Di sisi lain, sudah ada 13 sekuritas yang menyediakan sharia online trading system (SOTS) bagi investor syariah. SRO juga sudah mengantongi fatwa syariah dari DSN-MUI, yakni Fatwa No. 80 Tahun 2011 untuk Transaksi Efek di BEI, serta Fatwa No. 124 untuk Penyelesaian Transaksi KSEI.
Tantangan Pasar Modal Syariah
Pada dasarnya, upaya pendalaman pasar modal syariah menjadi PR besar SRO untuk saat ini. Tantangan pendalaman sejatinya hanyalah mengenai kurangnya sosialisasi serta literasi investor tentang pasar modal syariah.
Sebenarnya investor syariah butuh kepastian pemenuhan prinsip syariah dalam seluruh ekosistem pasar modal, yang di mana hal tersebut sebenarnya sudah terpenuhi, hanya saja belum cukup terkomunikasikan dengan baik.
Di sisi lain, jumlah investor yang masih minim pun meragukan para penerbit instrumen (perusahaan/negara) untuk menerbitkan instrumen syariah. Padahal, instrumen syariah sebenarnya bisa dibeli oleh investor manapun, tidak melulu hanya investor yang kukuh pada prinsip syariah.
Saat ini, market share instrumen syariah masih sangat terbatas. Memang saham syariah sudah mendominasi dengan 51,98 persen dari kapitalisasi pasar saham akhir 2018.
Tetapi sukuk korporasi baru 5,54 persen dari total outstanding, reksadana syariah baru 7,12 persen dari total NAB, dan sukuk negara baru 19,37 persen dari total outstanding.
Menurut catatan Fadilah Kartikasasih, Direktur Pasar Modal Syariah OJK, indeks literasi dan inklusi keuangan pasar modal syariah kenyataannya masing-masing baru 0,02 persen dan 0,01 persen. Itulah sebabnya program edukasi pasar modal syariah menjadi sangat penting.
Salah satu program OJK untuk mengedukasi masyrakat yang akan dilanjutkan yakni mengenai kampanye reksadana syariah investasiku atau SAKU. Program SAKU menyasar kelompok investor usia SMA dan perguruan tinggi untuk memperkenalkan investasi sejak dini.
OJK kini tengah mempersiapkan roadmap baru bagi pengembangan pasar syariah untuk periode 2020-2024. Peningkatan produk dan investor masih akan menjadi fokus utama road map ini. OJK akan melakukan relasaksi aturan serta memikirkan insentif yang bisa ditawarkan.
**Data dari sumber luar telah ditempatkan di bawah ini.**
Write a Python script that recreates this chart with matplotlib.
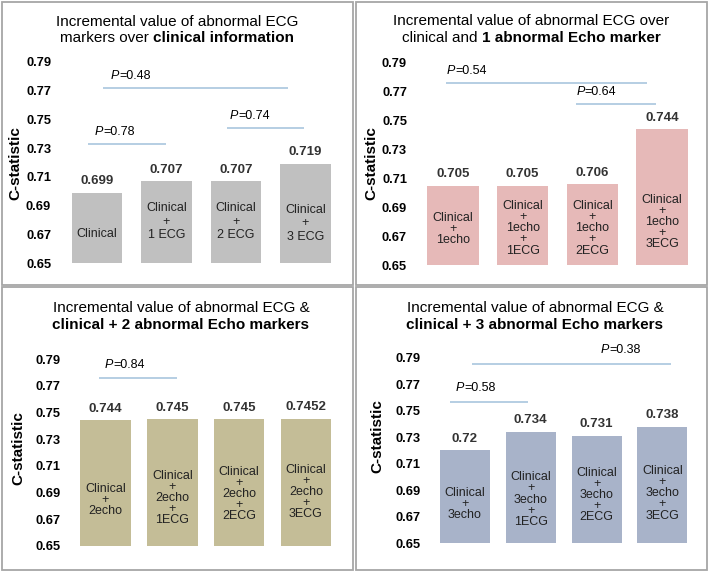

Di sisi lain, Kustodian Sentral Efek Indonesia (KSEI) juga mengatakan emiten-emiten pun berlomba untuk mendapatkan status saham syariah bahkan sejak IPO, sebab predikat itu memberikan basis investor yang lebih luas bagi mereka.
KSEI sendiri udah mengantongi fatwa DSN-MUI yang menjadi pelengkap bagi pemenuhan prinsip syariah pasar modal domestik. Kini, tidak ada alasan bagi masyarakat investor, khususnya umat Muslim, untuk menahan diri berinvestasi di pasar modal.